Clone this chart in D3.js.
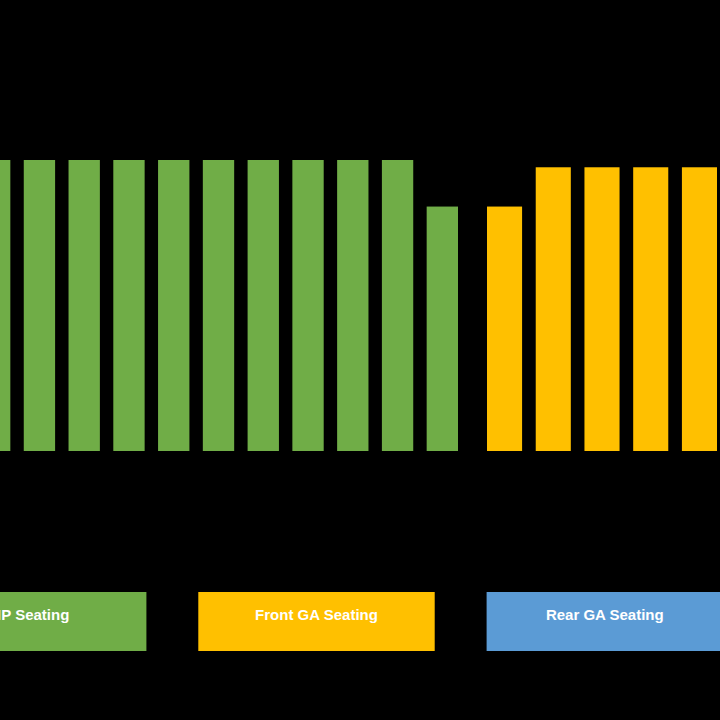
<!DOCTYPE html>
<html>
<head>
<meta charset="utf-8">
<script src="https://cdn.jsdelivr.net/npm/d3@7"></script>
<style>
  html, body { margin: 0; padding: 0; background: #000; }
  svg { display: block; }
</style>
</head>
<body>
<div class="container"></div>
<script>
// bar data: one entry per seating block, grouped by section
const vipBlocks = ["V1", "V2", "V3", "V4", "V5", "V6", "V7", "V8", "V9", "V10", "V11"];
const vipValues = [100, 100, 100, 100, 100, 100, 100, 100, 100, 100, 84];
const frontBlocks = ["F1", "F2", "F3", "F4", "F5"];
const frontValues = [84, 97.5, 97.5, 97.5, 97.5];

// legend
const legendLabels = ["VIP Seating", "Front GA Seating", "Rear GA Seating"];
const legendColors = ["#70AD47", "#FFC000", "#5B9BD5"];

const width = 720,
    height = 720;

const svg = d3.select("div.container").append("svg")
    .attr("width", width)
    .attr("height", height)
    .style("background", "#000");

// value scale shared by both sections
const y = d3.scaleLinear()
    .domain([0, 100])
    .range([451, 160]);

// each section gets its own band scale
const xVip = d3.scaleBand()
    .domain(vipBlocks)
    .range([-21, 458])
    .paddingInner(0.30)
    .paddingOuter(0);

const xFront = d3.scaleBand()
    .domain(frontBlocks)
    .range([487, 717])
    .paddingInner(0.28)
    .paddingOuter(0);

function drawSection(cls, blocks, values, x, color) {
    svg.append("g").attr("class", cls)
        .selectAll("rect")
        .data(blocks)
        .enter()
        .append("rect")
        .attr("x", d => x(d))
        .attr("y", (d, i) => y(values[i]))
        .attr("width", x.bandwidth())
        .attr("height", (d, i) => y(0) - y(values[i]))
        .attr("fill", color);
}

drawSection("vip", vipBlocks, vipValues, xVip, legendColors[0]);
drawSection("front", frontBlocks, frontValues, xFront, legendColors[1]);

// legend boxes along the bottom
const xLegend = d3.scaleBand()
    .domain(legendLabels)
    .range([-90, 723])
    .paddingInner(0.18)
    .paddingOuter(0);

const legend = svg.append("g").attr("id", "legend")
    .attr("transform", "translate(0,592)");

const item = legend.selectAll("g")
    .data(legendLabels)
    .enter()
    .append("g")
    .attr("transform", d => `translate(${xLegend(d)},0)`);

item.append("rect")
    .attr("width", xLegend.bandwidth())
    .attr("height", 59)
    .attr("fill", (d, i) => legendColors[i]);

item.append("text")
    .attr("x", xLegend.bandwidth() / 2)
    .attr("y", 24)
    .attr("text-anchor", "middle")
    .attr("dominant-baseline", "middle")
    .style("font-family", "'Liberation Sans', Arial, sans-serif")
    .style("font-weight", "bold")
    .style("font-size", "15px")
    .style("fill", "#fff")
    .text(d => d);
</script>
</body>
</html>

━━━━━━━━━━

__WRITTEN TASK__
Quote the material in full and exactly; do not carry over its pictures.

__EXERCISE RESPONSE__
Clone this chart in D3.js.
<!DOCTYPE html>
<html>
<head>
<meta charset="utf-8">
<script src="https://cdn.jsdelivr.net/npm/d3@7"></script>
<style>
  html, body { margin: 0; padding: 0; background: #000; }
  svg { display: block; }
</style>
</head>
<body>
<div class="container"></div>
<script>
// bar data: one entry per seating block, grouped by section
const vipBlocks = ["V1", "V2", "V3", "V4", "V5", "V6", "V7", "V8", "V9", "V10", "V11"];
const vipValues = [100, 100, 100, 100, 100, 100, 100, 100, 100, 100, 84];
const frontBlocks = ["F1", "F2", "F3", "F4", "F5"];
const frontValues = [84, 97.5, 97.5, 97.5, 97.5];

// legend
const legendLabels = ["VIP Seating", "Front GA Seating", "Rear GA Seating"];
const legendColors = ["#70AD47", "#FFC000", "#5B9BD5"];

const width = 720,
    height = 720;

const svg = d3.select("div.container").append("svg")
    .attr("width", width)
    .attr("height", height)
    .style("background", "#000");

// value scale shared by both sections
const y = d3.scaleLinear()
    .domain([0, 100])
    .range([451, 160]);

// each section gets its own band scale
const xVip = d3.scaleBand()
    .domain(vipBlocks)
    .range([-21, 458])
    .paddingInner(0.30)
    .paddingOuter(0);

const xFront = d3.scaleBand()
    .domain(frontBlocks)
    .range([487, 717])
    .paddingInner(0.28)
    .paddingOuter(0);

function drawSection(cls, blocks, values, x, color) {
    svg.append("g").attr("class", cls)
        .selectAll("rect")
        .data(blocks)
        .enter()
        .append("rect")
        .attr("x", d => x(d))
        .attr("y", (d, i) => y(values[i]))
        .attr("width", x.bandwidth())
        .attr("height", (d, i) => y(0) - y(values[i]))
        .attr("fill", color);
}

drawSection("vip", vipBlocks, vipValues, xVip, legendColors[0]);
drawSection("front", frontBlocks, frontValues, xFront, legendColors[1]);

// legend boxes along the bottom
const xLegend = d3.scaleBand()
    .domain(legendLabels)
    .range([-90, 723])
    .paddingInner(0.18)
    .paddingOuter(0);

const legend = svg.append("g").attr("id", "legend")
    .attr("transform", "translate(0,592)");

const item = legend.selectAll("g")
    .data(legendLabels)
    .enter()
    .append("g")
    .attr("transform", d => `translate(${xLegend(d)},0)`);

item.append("rect")
    .attr("width", xLegend.bandwidth())
    .attr("height", 59)
    .attr("fill", (d, i) => legendColors[i]);

item.append("text")
    .attr("x", xLegend.bandwidth() / 2)
    .attr("y", 24)
    .attr("text-anchor", "middle")
    .attr("dominant-baseline", "middle")
    .style("font-family", "'Liberation Sans', Arial, sans-serif")
    .style("font-weight", "bold")
    .style("font-size", "15px")
    .style("fill", "#fff")
    .text(d => d);
</script>
</body>
</html>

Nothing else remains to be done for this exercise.